The future we’d planned.
Rene had been in intense pain for over two years. In October 2023 it had reached a point where she stopped working to try to find answers and healing. She sold her medical practice – another far more complicated story I won’t get into here – and for a few months she rested. Physically she was getting stronger, but things are never that straightforward.
She took classes learning to sew, something she became passionate about and was developing a real gift for it.
But the pain still overshadowed her. By early September she was struggling both emotional and physical agony.
She’d seen 17 doctors in 14 months. Nobody had an answer. She’d found different issues including a tumour – benign, but agonising – in the nerve in her knee. But nothing to explain why she was falling frequently, her memory issues and anything else.

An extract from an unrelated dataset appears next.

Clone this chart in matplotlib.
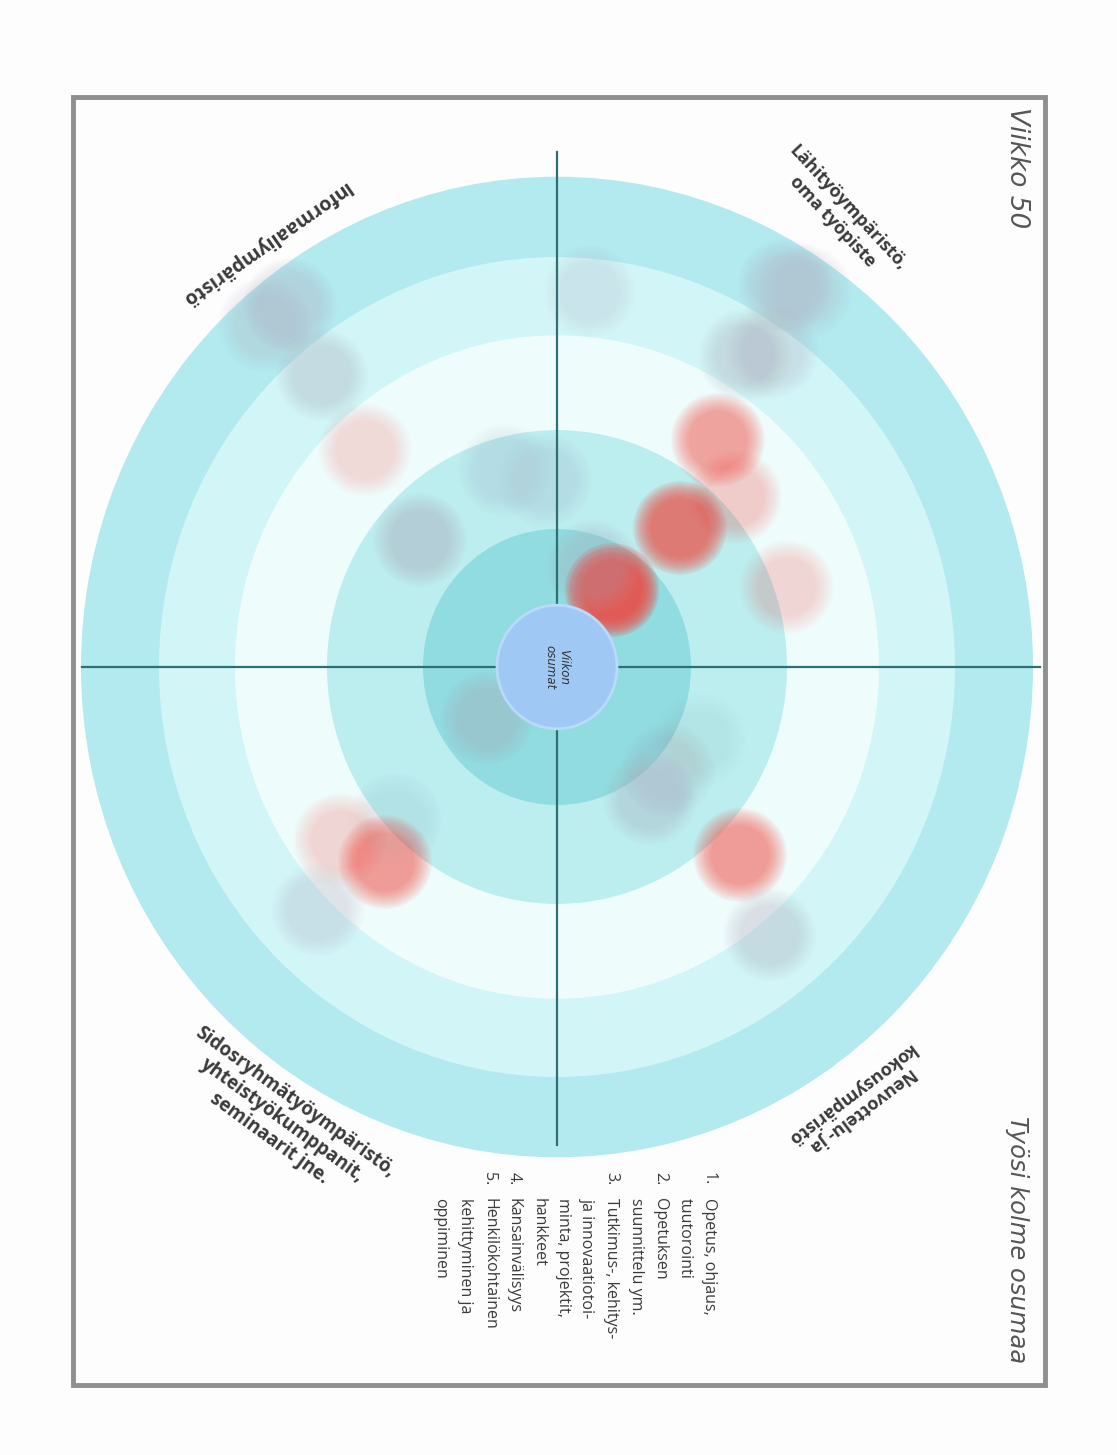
import matplotlib.pyplot as plt
from matplotlib.patches import Ellipse, Rectangle
import numpy as np

# target rings, outer edge radius (px) and fill, outermost first
ring_radius = [476, 398, 322, 230, 134, 60]
ring_color = ['#b2eaf0', '#d2f6f8', '#effcfc', '#bcedef', '#90dce0', '#a0c8f5']
ring_yscale = 1.03   # the scan is a bit stretched vertically

# hits: offsets from target centre (px, y up), kind and how strong the mark is
hit_x = [55, 123, 161, 178, 230, 183, -172, -217, -192,
         36, 188, 215, 228, 248, 33, -267, -292, -235, -137, -52, -12,
         -70, 93, 111, 143, 213, -239, -162]
hit_y = [77, 139, 227, 170, 80, -188, -195, -173, 217,
         100, 312, 315, 382, 375, 375, 362, 342, 292, 127, 197, 187,
         -51, -131, -103, -73, -268, -243, -153]
hit_kind = ['red'] * 9 + ['gray'] * 19
hit_level = [1.0, 0.6, 0.35, 0.15, 0.12, 0.4, 0.4, 0.12, 0.1,
             0.3, 0.3, 0.25, 0.3, 0.2, 0.15, 0.3, 0.2, 0.3, 0.45, 0.15, 0.15,
             0.35, 0.3, 0.2, 0.1, 0.3, 0.25, 0.12]

quadrant_labels = ['Lähityöympäristö,\noma työpiste',
                   'Informaaliympäristö',
                   'Neuvottelu- ja\nkokousympäristö',
                   'Sidosryhmätyöympäristö,\nyhteistyökumppanit,\nseminaarit jne.']
list_numbers = ['1.', '', '2.', '', '3.', '', '', '', '4.', '5.', '', '']
list_lines = ['Opetus, ohjaus,', 'tuutorointi', 'Opetuksen', 'suunnittelu ym.',
              'Tutkimus-, kehitys-', 'ja innovaatiotoi-', 'minta, projektit,',
              'hankkeet', 'Kansainvälisyys', 'Henkilökohtainen',
              'kehittyminen ja', 'oppiminen']

W, H = 1117, 1455
cx, cy = 557, 667

fig = plt.figure(figsize=(W / 100, H / 100), dpi=100)
fig.patch.set_facecolor('#fdfdfd')
ax = fig.add_axes([0, 0, 1, 1])
ax.set_xlim(-cx, W - cx)
ax.set_ylim(cy - H, cy)
ax.axis('off')

# frame
ax.add_patch(Rectangle((73 - cx, cy - 1385), 972, 1288, fill=False,
                       edgecolor='#8f8f8f', lw=3.5, zorder=1))

for r, c in zip(ring_radius, ring_color):
    ax.add_patch(Ellipse((0, 0), 2 * r, 2 * r * ring_yscale, facecolor=c,
                         edgecolor='none', zorder=2))

# soft blurry hits
for x, y, k, s in zip(hit_x, hit_y, hit_kind, hit_level):
    col = '#f04a42' if k == 'red' else '#b0aabb'
    a = 0.2 * s if k == 'red' else 0.13 * s
    for i in range(9):
        rr = 36 * (1.3 - 0.06 * i)
        ax.add_patch(Ellipse((x, y), 2 * rr, 2 * rr, facecolor=col,
                             edgecolor='none', alpha=min(1, a), zorder=3))

# cross lines
line_c = '#2f6e72'
r0 = ring_radius[-1]
ax.plot([82 - cx, -r0], [0, 0], color=line_c, lw=1.6, zorder=4)
ax.plot([r0, 1040 - cx], [0, 0], color=line_c, lw=1.6, zorder=4)
ax.plot([0, 0], [r0 * ring_yscale, cy - 152], color=line_c, lw=1.6, zorder=4)
ax.plot([0, 0], [-r0 * ring_yscale, cy - 1145], color=line_c, lw=1.6, zorder=4)

# centre disc on top of lines
ax.add_patch(Ellipse((0, 0), 2 * r0, 2 * r0 * ring_yscale,
                     facecolor=ring_color[-1], edgecolor='#b9daf8', lw=2, zorder=5))
ax.text(0, 0, 'Viikon\nosumat', rotation=-90, ha='center', va='center',
        fontsize=8.5, style='italic', color='#333333', zorder=6,
        family='DejaVu Sans', linespacing=1.1)

txt_c = '#3a3a3a'
ax.text(460, cy - 168, 'Viikko 50', rotation=-90, ha='center', va='center',
        fontsize=19, style='italic', color='#555555', family='DejaVu Sans')
ax.text(460, cy - 1240, 'Työsi kolme osumaa', rotation=-90, ha='center', va='center',
        fontsize=17.5, style='italic', color='#555555', family='DejaVu Sans')

label_pos = [(283, 452), (-292, 424), (300, -435), (-275, -453)]
label_rot = [-47, 215, 217, -36]
label_size = [13, 14, 13, 13.5]
for lab, (x, y), rot, fs in zip(quadrant_labels, label_pos, label_rot, label_size):
    ax.text(x, y, lab, rotation=rot, ha='center', va='center', fontsize=fs,
            fontweight='bold', color=txt_c, family='Open Sans',
            rotation_mode='anchor', linespacing=1.15)

ax.text(717 - cx, cy - 1172, '\n'.join(list_numbers), rotation=-90, ha='left', va='top',
        rotation_mode='anchor', fontsize=11.5, color=txt_c, family='Open Sans',
        linespacing=1.7)
ax.text(717 - cx, cy - 1198, '\n'.join(list_lines), rotation=-90, ha='left', va='top',
        rotation_mode='anchor', fontsize=11.5, color=txt_c, family='Open Sans',
        linespacing=1.7)

fig.savefig('out.png', dpi=100, facecolor=fig.get_facecolor())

But the last was the hardest.
She went to sleep on 16th October in the afternoon and slipped away.
I’ve lost people I love before. My brother, four grandparents and my dad for starters. This is different. I wake up expecting her to be there. I fall asleep – eventually – missing the sound of her breathing beside me.
A marriage is a strange thing. It ends with heartbreak either way. Divorce or death.
The hardest things to say goodbye to are the things you don’t have a choice about.